The inspiration for the Cooper Vane was a hijacker named D.B. Cooper, who hijacked a plane in 1971. After demanding money and parachutes, Cooper apparently lowered the rear Airstair of the plane and escaped. Cooper and the money were never seen again, suggesting that the ploy may not have been entirely successful, but observers noted that the Airstair in the Boeing 727, the type of aircraft Cooper hijacked, was particularly vulnerable to this type of activity. Most of the main cabin doors would be extremely difficult to open in mid air, but the rear Airstairs on the 727 series jets were ideal for mid-air escapes.
In 1972, numerous hijackings occurred, and some of them followed the Cooper model. In response, the Federal Aviation Administration mandated that the Cooper Vane had to be installed on aircraft equipped with Airstairs. Some airlines chose to dispose with Airstairs altogether in response to the problem, while others installed the device for airplane protection.
The mechanism behind a Cooper Vane is relatively simple. It consists of a paddle shaped piece of metal attached to a spring. When the aircraft is on the ground, the metal projects perpendicularly out from the plane, allowing the Airstairs to be raised and lowered at will. Once the plane is airborne, air pressure pushes against the device, forcing it flat against the fuselage of the aircraft. The Cooper Vane is positioned so that when it flattens out, it will lock the Airstair from the outside. When the airplane lands, the reduced airflow allows the device to pop back out so that the Airstair can be lowered.

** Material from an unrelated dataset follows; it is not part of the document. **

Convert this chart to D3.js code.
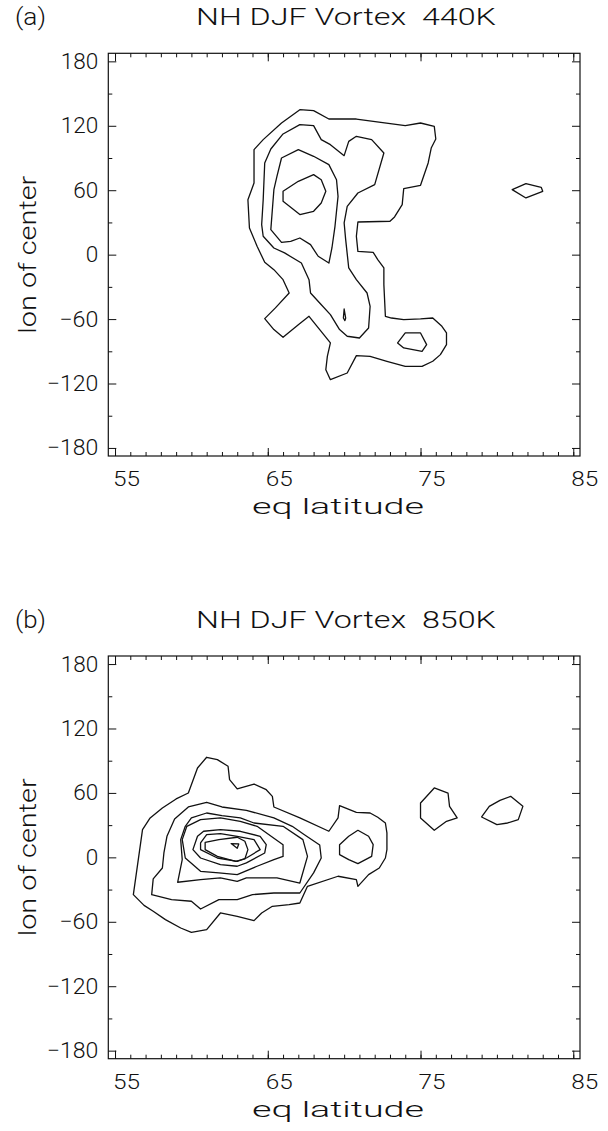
<!DOCTYPE html>
<meta charset="utf-8">
<style>
body { margin: 0; background: #fff; }
text { font-family: "Roboto", "Liberation Sans", sans-serif; font-weight: 300; fill: #111; }
.contour { fill: none; stroke: #111; stroke-width: 1.3px; stroke-linejoin: round; }
.axis path { display: none; }
.axis line { stroke: #111; stroke-width: 1px; }
.frame { fill: none; stroke: #111; stroke-width: 1.2px; }
</style>
<body>
<script src="https://d3js.org/d3.v7.min.js"></script>
<script>

// tick labels
var latTicks = [55, 65, 75, 85];
var lonTicks = [-180, -120, -60, 0, 60, 120, 180];

// panel (a) 440K contours, [eq latitude, lon of center]
var ring440a = [[67.1,135.0],[68.0,134.1],[69.0,126.3],[70.8,126.3],[74.0,120.1],[75.0,122.6],[75.9,119.5],[76.0,107.7],[75.7,99.3],[75.5,85.4],[75.0,64.6],[73.9,61.5],[73.8,46.6],[73.3,35.1],[73.0,31.1],[70.9,30.4],[70.8,17.1],[70.9,3.1],[71.9,2.2],[72.2,-4.6],[72.6,-12.4],[72.6,-27.9],[72.7,-57.4],[73.1,-59.0],[73.9,-60.5],[75.0,-59.9],[75.8,-59.0],[76.4,-66.7],[76.7,-72.9],[76.7,-83.8],[76.3,-93.1],[75.8,-99.3],[75.1,-104.0],[74.0,-104.0],[72.8,-99.3],[71.7,-94.7],[70.8,-94.0],[70.2,-110.2],[69.1,-116.4],[68.8,-107.1],[68.9,-94.7],[69.1,-82.2],[68.4,-69.8],[67.7,-57.4],[67.0,-65.2],[66.0,-77.0],[65.4,-69.8],[64.8,-59.6],[65.5,-49.6],[66.4,-35.7],[66.0,-23.3],[65.4,-14.0],[64.8,-7.1],[64.3,7.8],[63.8,24.8],[63.7,51.2],[64.1,66.7],[64.1,97.8],[64.7,107.1],[65.9,122.6]];
var ring440b = [[67.1,121.1],[68.0,120.1],[68.5,107.1],[69.1,102.4],[70.0,92.2],[70.3,105.5],[70.8,110.2],[71.8,107.1],[72.6,94.7],[72.0,65.2],[70.9,57.4],[70.2,45.0],[70.0,29.5],[70.1,14.0],[70.3,-12.4],[70.8,-23.3],[71.5,-35.7],[71.7,-48.1],[71.6,-68.3],[71.0,-77.6],[70.2,-76.0],[69.7,-69.8],[69.1,-55.9],[68.4,-45.0],[67.8,-35.7],[67.7,-23.3],[67.2,-7.8],[66.1,1.6],[65.4,6.2],[64.7,17.1],[64.6,27.9],[64.7,51.2],[64.8,85.4],[65.2,98.4],[66.0,112.4]];
var ring440c = [[65.9,90.0],[67.0,97.8],[68.0,91.6],[69.0,83.8],[69.5,69.8],[69.6,54.3],[69.4,26.4],[69.2,6.2],[69.0,-7.8],[68.3,-1.5],[67.8,9.3],[67.1,15.5],[66.5,12.4],[65.9,11.5],[65.2,23.3],[65.4,60.5],[65.6,72.9]];
var ring440d = [[66.0,59.0],[67.0,68.3],[68.0,74.5],[68.5,69.8],[68.8,59.0],[68.5,48.1],[68.0,40.4],[67.1,37.3],[66.0,49.7]];
var ring440e = [[70.0,-50.6],[70.1,-59.0],[70.05,-61.4],[69.95,-59.0]];
var ring440f = [[73.5,-82.2],[74.0,-72.9],[75.0,-72.9],[75.4,-83.8],[75.1,-90.0],[73.9,-86.9]];
var ring440g = [[81.0,60.6],[81.9,66.1],[82.9,62.7],[83.0,59.0],[81.9,52.8]];

// panel (b) 850K contours
var ring850a = [[56.2,-34.7],[56.8,25.8],[57.3,36.7],[58.1,45.9],[59.0,54.4],[59.8,59.9],[60.4,83.2],[61.0,93.2],[61.7,91.0],[62.4,84.8],[62.5,72.4],[63.0,63.7],[64.1,68.3],[64.9,63.0],[65.3,56.8],[65.4,46.9],[67.1,36.7],[69.0,24.3],[69.6,36.7],[69.7,48.1],[70.8,41.9],[71.7,41.3],[72.2,37.3],[72.7,32.0],[72.8,22.7],[72.8,7.2],[72.7,-0.6],[72.3,-9.9],[71.6,-16.1],[70.9,-27.0],[70.8,-20.8],[69.6,-17.6],[67.6,-27.0],[67.1,-42.5],[66.4,-44.0],[65.3,-45.6],[64.6,-51.8],[64.1,-58.9],[63.0,-54.9],[61.9,-51.8],[61.0,-67.3],[60.0,-69.8],[59.3,-65.8],[58.3,-58.0],[57.5,-50.2],[56.9,-44.7]];
var ring850b = [[57.4,-34.7],[57.5,-20.1],[58.1,-9.9],[58.2,4.1],[58.4,19.6],[58.9,35.7],[59.8,46.9],[61.0,51.3],[62.0,46.9],[63.6,43.8],[65.4,36.7],[66.6,28.9],[67.4,21.1],[68.4,11.5],[68.5,-0.6],[68.0,-14.5],[67.1,-33.2],[65.4,-33.2],[64.0,-34.7],[63.0,-39.4],[61.8,-39.4],[60.6,-48.1],[60.0,-40.9],[58.7,-39.4]];
var ring850c = [[59.1,-23.2],[59.4,-2.1],[59.3,16.5],[59.6,28.9],[60.0,36.7],[61.0,41.3],[62.0,38.8],[63.2,36.7],[64.1,32.0],[66.0,28.9],[67.3,16.5],[67.6,0.9],[67.1,-23.9],[65.6,-19.2],[63.6,-19.2],[63.0,-22.3],[61.9,-19.2],[60.6,-20.8]];
var ring850d = [[59.6,-0.6],[59.4,16.5],[59.7,28.9],[60.6,35.1],[61.9,36.7],[63.2,33.6],[64.3,28.9],[66.0,11.8],[66.0,0.9],[65.4,-2.1],[64.3,-8.3],[63.0,-16.1],[61.8,-14.5],[60.6,-13.0]];
var ring850e = [[60.1,7.2],[60.4,19.6],[60.8,24.3],[61.9,25.8],[63.2,24.3],[64.5,19.6],[64.9,11.8],[64.8,4.1],[63.6,-5.2],[63.0,-8.3],[61.9,-6.8],[60.6,-0.6]];
var ring850f = [[60.6,13.4],[61.0,21.1],[61.9,22.1],[63.0,19.6],[64.1,16.5],[64.5,7.2],[63.6,-0.6],[63.0,-3.7],[61.7,-0.6],[60.6,7.2]];
var ring850g = [[60.9,7.2],[60.9,14.0],[61.8,16.5],[63.0,18.7],[63.5,15.0],[63.7,7.2],[63.5,-1.5],[62.9,-3.7],[61.7,0.9]];
var ring850h = [[62.6,12.8],[63.1,12.5],[63.0,8.4]];
var ring850i = [[69.7,11.8],[70.3,19.6],[70.9,25.2],[71.6,19.6],[71.9,11.8],[71.8,0.9],[70.9,-5.9],[70.3,-2.1],[69.7,2.5]];
var ring850j = [[75.0,50.6],[75.9,64.6],[76.8,59.9],[76.9,47.5],[77.4,36.7],[76.7,33.6],[75.9,25.2],[75.0,36.7]];
var ring850k = [[79.0,37.6],[79.5,47.5],[80.2,53.1],[80.9,56.8],[81.7,47.5],[81.4,35.1],[80.7,32.0],[80.0,30.5]];

var panels = [
  {label: "(a)", title: "NH DJF Vortex  440K", top: 53.3,
   rings: [ring440a, ring440b, ring440c, ring440d, ring440e, ring440f, ring440g]},
  {label: "(b)", title: "NH DJF Vortex  850K", top: 656,
   rings: [ring850a, ring850b, ring850c, ring850d, ring850e, ring850f, ring850g, ring850h, ring850i, ring850j, ring850k]}
];

// layout
var plotLeft = 108.3, plotRight = 580, plotH = 402.7;

var svg = d3.select("body").append("svg")
    .attr("width", 608)
    .attr("height", 1131);

var x = d3.scaleLinear().domain([54.56, 85.44]).range([plotLeft, plotRight]);

// stretch a text to a given width, like the wide plotter font of the original
function stretch(sel, w) {
  sel.attr("textLength", w).attr("lengthAdjust", "spacingAndGlyphs");
}

panels.forEach(function(p) {
  var top = p.top;
  var y = d3.scaleLinear().domain([-187.5, 187.5]).range([top + plotH, top]);
  var g = svg.append("g");

  var line = d3.line()
      .x(function(d) { return x(d[0]); })
      .y(function(d) { return y(d[1]); })
      .curve(d3.curveLinearClosed);

  g.selectAll(".contour")
      .data(p.rings)
    .enter().append("path")
      .attr("class", "contour")
      .attr("d", line);

  // frame
  g.append("rect")
      .attr("class", "frame")
      .attr("x", plotLeft).attr("y", top)
      .attr("width", plotRight - plotLeft).attr("height", plotH);

  // bottom axis
  var bx = g.append("g").attr("class", "axis")
      .attr("transform", "translate(0," + (top + plotH) + ")")
      .call(d3.axisBottom(x).tickValues(latTicks).tickSize(-8).tickSizeOuter(0));
  bx.selectAll("text")
      .attr("x", 11).attr("y", 30).attr("dy", null)
      .style("font-size", "21px").style("font-family", null)
      .call(stretch, 27);
  g.append("g").attr("class", "axis")
      .attr("transform", "translate(0," + (top + plotH) + ")")
      .call(d3.axisBottom(x).tickValues(d3.range(55, 86)).tickSize(-4).tickSizeOuter(0).tickFormat(""));

  // top axis
  g.append("g").attr("class", "axis")
      .attr("transform", "translate(0," + top + ")")
      .call(d3.axisTop(x).tickValues(latTicks).tickSize(-8).tickSizeOuter(0).tickFormat(""));
  g.append("g").attr("class", "axis")
      .attr("transform", "translate(0," + top + ")")
      .call(d3.axisTop(x).tickValues(d3.range(55, 86)).tickSize(-4).tickSizeOuter(0).tickFormat(""));

  // left axis
  var ly = g.append("g").attr("class", "axis")
      .attr("transform", "translate(" + plotLeft + ",0)")
      .call(d3.axisLeft(y).tickValues(lonTicks).tickSize(-8).tickSizeOuter(0).tickPadding(10));
  ly.selectAll("text").style("font-size", "22px").style("font-family", null)
      .text(function(d) { return d < 0 ? "\u2212" + Math.abs(d) : d; })
      .each(function(d) {
        var s = String(Math.abs(d));
        d3.select(this).call(stretch, s.length * 12.5 + (d < 0 ? 14 : 0));
      });
  g.append("g").attr("class", "axis")
      .attr("transform", "translate(" + plotLeft + ",0)")
      .call(d3.axisLeft(y).tickValues(d3.range(-150, 180, 60)).tickSize(-4).tickSizeOuter(0).tickFormat(""));

  // right axis
  g.append("g").attr("class", "axis")
      .attr("transform", "translate(" + plotRight + ",0)")
      .call(d3.axisRight(y).tickValues(lonTicks).tickSize(-8).tickSizeOuter(0).tickFormat(""));
  g.append("g").attr("class", "axis")
      .attr("transform", "translate(" + plotRight + ",0)")
      .call(d3.axisRight(y).tickValues(d3.range(-150, 180, 60)).tickSize(-4).tickSizeOuter(0).tickFormat(""));

  // titles
  g.append("text")
      .attr("x", 15).attr("y", top - 28)
      .style("font-size", "23px")
      .text(p.label)
      .call(stretch, 31);
  g.append("text")
      .attr("x", 196).attr("y", top - 28)
      .style("font-size", "23px")
      .text(p.title.replace(/  /g, "\u00a0\u00a0"))
      .call(stretch, 300);
  g.append("text")
      .attr("x", 252).attr("y", top + plotH + 58)
      .style("font-size", "22px")
      .text("eq latitude")
      .call(stretch, 172);
  g.append("text")
      .attr("transform", "translate(36," + (top + plotH / 2) + ") rotate(-90)")
      .attr("text-anchor", "middle")
      .style("font-size", "23px")
      .text("lon of center")
      .call(stretch, 158);
});

</script>
</body>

Many other safety measures have been implemented to make commercial aircraft less susceptible to hijacking. The Cooper Vane is only one such safety measure, and on a well maintained modern aircraft, numerous other safeguards are in place, such as locks on the doors leading to the flight deck. Commercial airlines attempt to reduce their vulnerability by combining mechanical measures with passenger screening and an alert, well-trained crew. Hijacking countermeasures have greatly reduced the number of annual hijackings in nations which use them.